Henry Cromwell was the fourth son of Oliver Cromwell. He served as Lord Deputy of Ireland — effectively its governor — under his father's Commonwealth government. When Charles II was restored to the throne in 1660, Henry Cromwell faced the question of what to do with a life built on a regime that no longer existed. He petitioned the King. He was allowed to live in peace. He retired to Spinney Abbey, which he purchased in 1661 and owned until his death in 1674. He was, by all accounts, a well-respected and capable man — regarded more charitably by his contemporaries than his father's reputation sometimes allowed. Tradition holds that Charles II visited him at Spinney in September 1671, a remarkable meeting of the restored monarch and the son of the man who had ruled in his place. Henry Cromwell is buried with his wife at Wicken parish church.
The current building at Spinney Abbey was constructed in 1775 — but not from nothing. Below it, the cellar of the original priory still survives. In the cellar, the great stones of medieval masons are visible, along with iron fittings that local lore has long associated with prisoners' restraints. There is no evidence for that particular interpretation; they are more likely ordinary fixtures. But the stories accumulate in old buildings regardless of their accuracy. Old priory doors are incorporated into the fabric of the house. The transition from monastic foundation to Elizabethan country property to Georgian house is legible in the layers of stone. The Spinney Bank at the southern edge of the farm is locally notorious for sightings of Old Shuck — the mythical black dog of East Anglian folklore, whose appearance is sometimes considered an omen. And local tales maintain that monks can still be heard chanting at night.
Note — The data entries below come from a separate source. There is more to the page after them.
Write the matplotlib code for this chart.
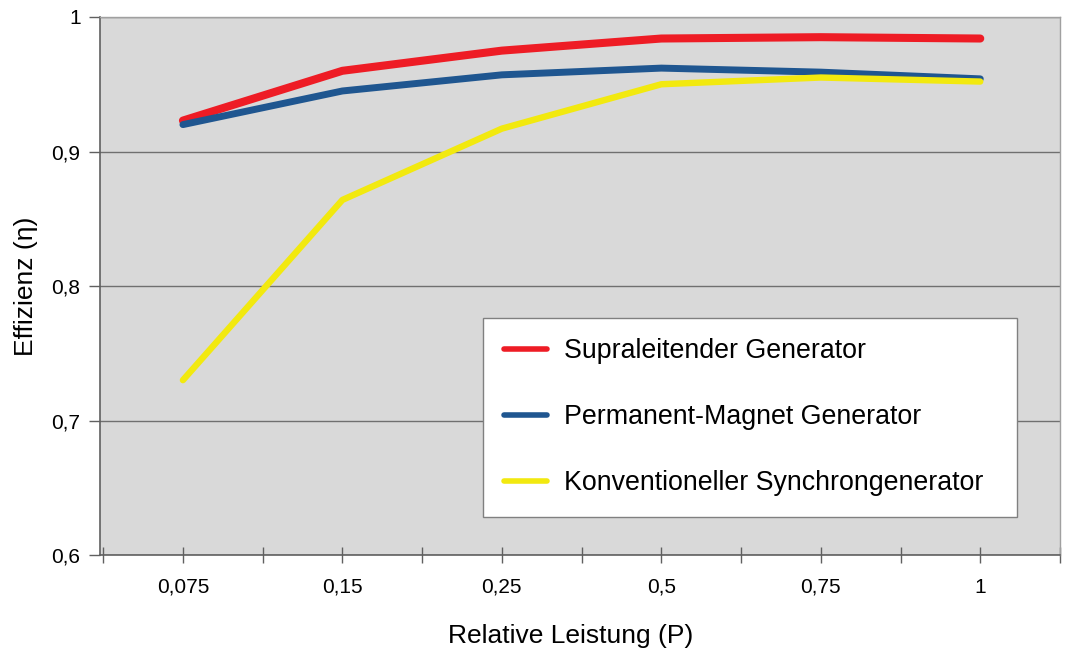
import matplotlib
matplotlib.use("Agg")
import matplotlib.pyplot as plt
from matplotlib.ticker import FixedLocator, FuncFormatter

plt.rcParams['font.family'] = ['Liberation Sans', 'DejaVu Sans']

categories = ["0,075", "0,15", "0,25", "0,5", "0,75", "1"]
supra = [0.923, 0.960, 0.975, 0.984, 0.985, 0.984]
perm = [0.920, 0.945, 0.957, 0.962, 0.959, 0.954]
konv = [0.730, 0.864, 0.917, 0.950, 0.955, 0.952]
labels = ["Supraleitender Generator", "Permanent-Magnet Generator",
          "Konventioneller Synchrongenerator"]
colors = ["#ee1c25", "#1f5690", "#f2e90f"]
yticks = [0.6, 0.7, 0.8, 0.9, 1.0]

fig = plt.figure(figsize=(10.8, 6.59), dpi=100)
ax = fig.add_axes([100/1080, 1-555/659, 960/1080, 538/659])
ax.set_facecolor("#d9d9d9")

x = list(range(len(categories)))
for vals, lab, col, lw in zip([supra, perm, konv], labels, colors, [5.8, 5.0, 4.6]):
    ax.plot(x, vals, color=col, lw=lw, label=lab, solid_capstyle='round',
            solid_joinstyle='round')

ax.set_xlim(-0.52, len(categories) - 0.5)
ax.set_ylim(0.6, 1.0)
ax.set_xticks(x)
ax.set_xticklabels(categories)
ax.xaxis.set_minor_locator(FixedLocator([i + 0.5 for i in range(-1, len(categories))]))
ax.tick_params(axis='x', which='both', direction='inout', length=11, width=1,
               color='#606060', labelsize=15, pad=11)
ax.set_yticks(yticks)
ax.yaxis.set_major_formatter(FuncFormatter(
    lambda v, p: ("%g" % v).replace(".", ",")))
ax.tick_params(axis='y', direction='out', length=8, width=1, color='#606060',
               labelsize=15, pad=6)
ax.grid(axis='y', color='#707070', lw=1)
ax.set_axisbelow(True)
for s in ['left', 'bottom']:
    ax.spines[s].set_color('#606060')
    ax.spines[s].set_linewidth(1.2)
for s in ['top', 'right']:
    ax.spines[s].set_color('#a0a0a0')
    ax.spines[s].set_linewidth(1.0)

ax.set_xlabel("Relative Leistung (P)", fontsize=19)
ax.xaxis.set_label_coords(0.49, -0.15, transform=ax.transAxes)
ax.xaxis.label.set_va('center')
ax.set_ylabel("Effizienz (η)", fontsize=19, labelpad=10)

leg = ax.legend(loc='lower left', bbox_to_anchor=(0.399, 0.0706, 0.556, 0.372),
                mode='expand', fontsize=19.3, frameon=True, fancybox=False,
                edgecolor='#808080', framealpha=1, labelspacing=1.485,
                handlelength=1.6, handletextpad=0.64, borderpad=0.78,
                borderaxespad=0)
leg.get_frame().set_linewidth(1)
for h in leg.get_lines():
    h.set_linewidth(4)
    h.set_solid_capstyle('round')

fig.savefig("out.png", dpi=100)
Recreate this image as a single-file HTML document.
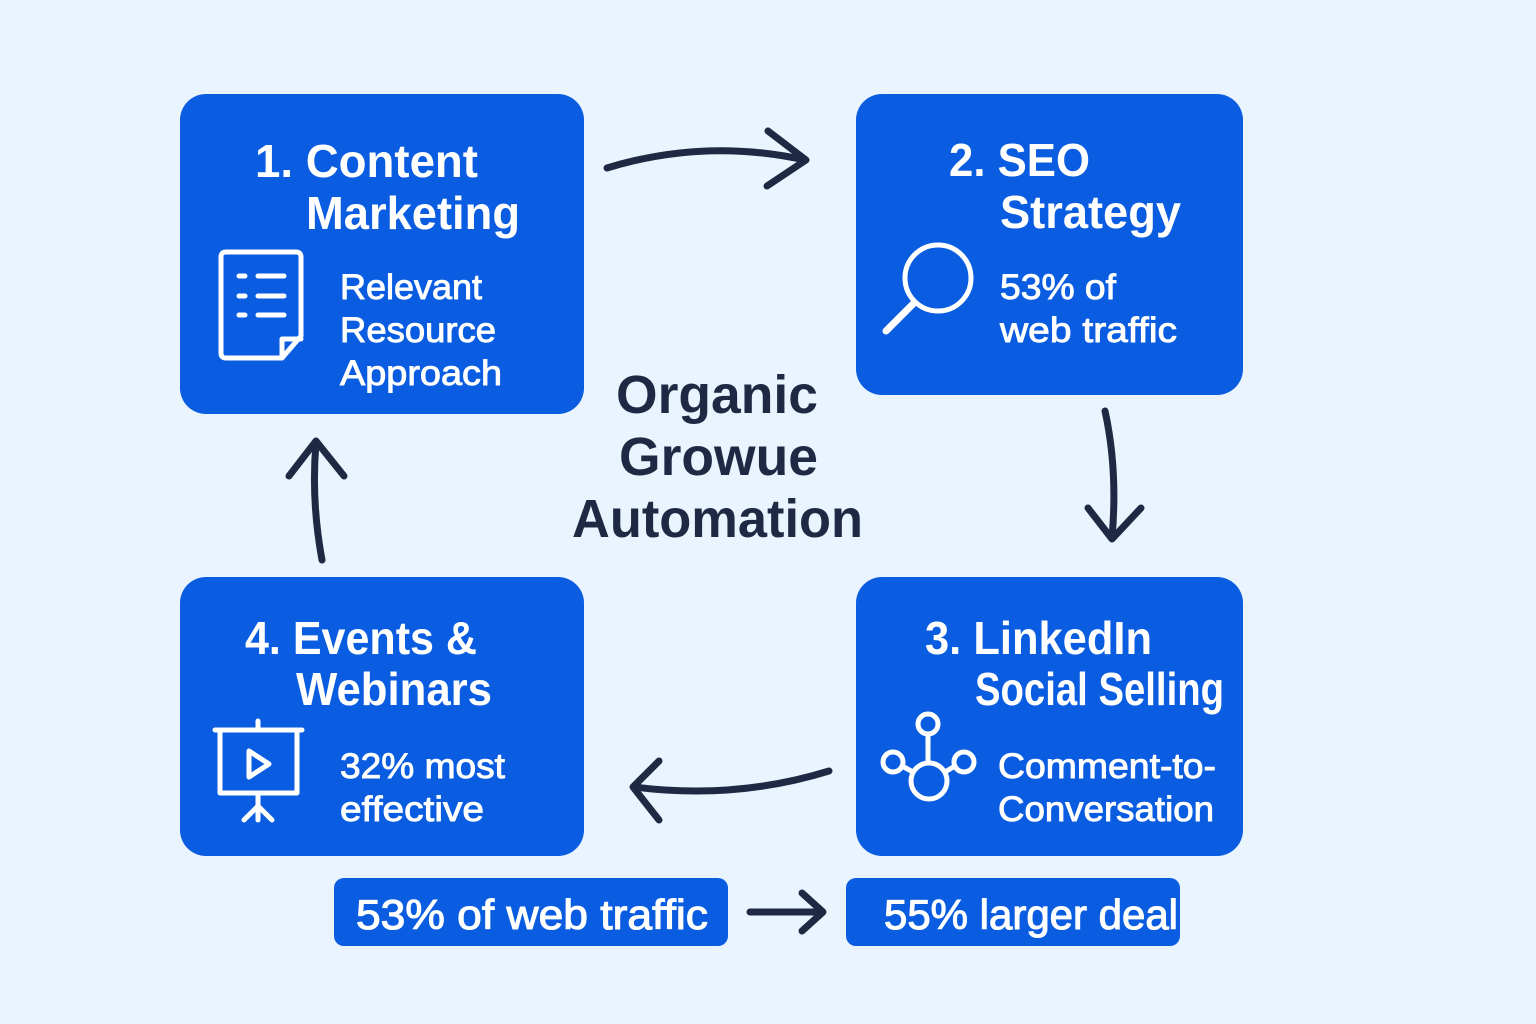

In 2012, Spinney Abbey Farm launched its first cider: Monk and Disorderly. It won champion cider at the Norwich Beer Festival in 2013, 2015, 2016, and 2018, and at the St Ives festival in 2014 and 2016. Further ciders followed, all named with the same irreverent awareness of the site's monastic past. The farm that makes them occupies the grounds of a priory founded eight centuries ago to house three Augustinian canons in service to God, on the edge of the fens, a mile from Wicken. The cider names are not disrespectful exactly — they are more like an acknowledgment of how much has changed, and how much remains. The cellars that once stored monastic provisions now store something else. The monks, if they still chant in the dark, apparently don't mind.
Spinney Abbey lies at approximately 52.322°N, 0.280°E, near the village of Wicken on the edge of the Cambridgeshire fens. Wicken Fen, the famous National Trust nature reserve, is immediately adjacent. Cambridge City Airport (EGSC) is about 15 miles to the southwest. Flying over the fenland at 1,500–2,000 feet, the characteristic flat landscape of reclaimed agricultural land and drainage ditches is fully visible; Wicken Fen's undrained fen habitat appears distinctively darker against the surrounding fields.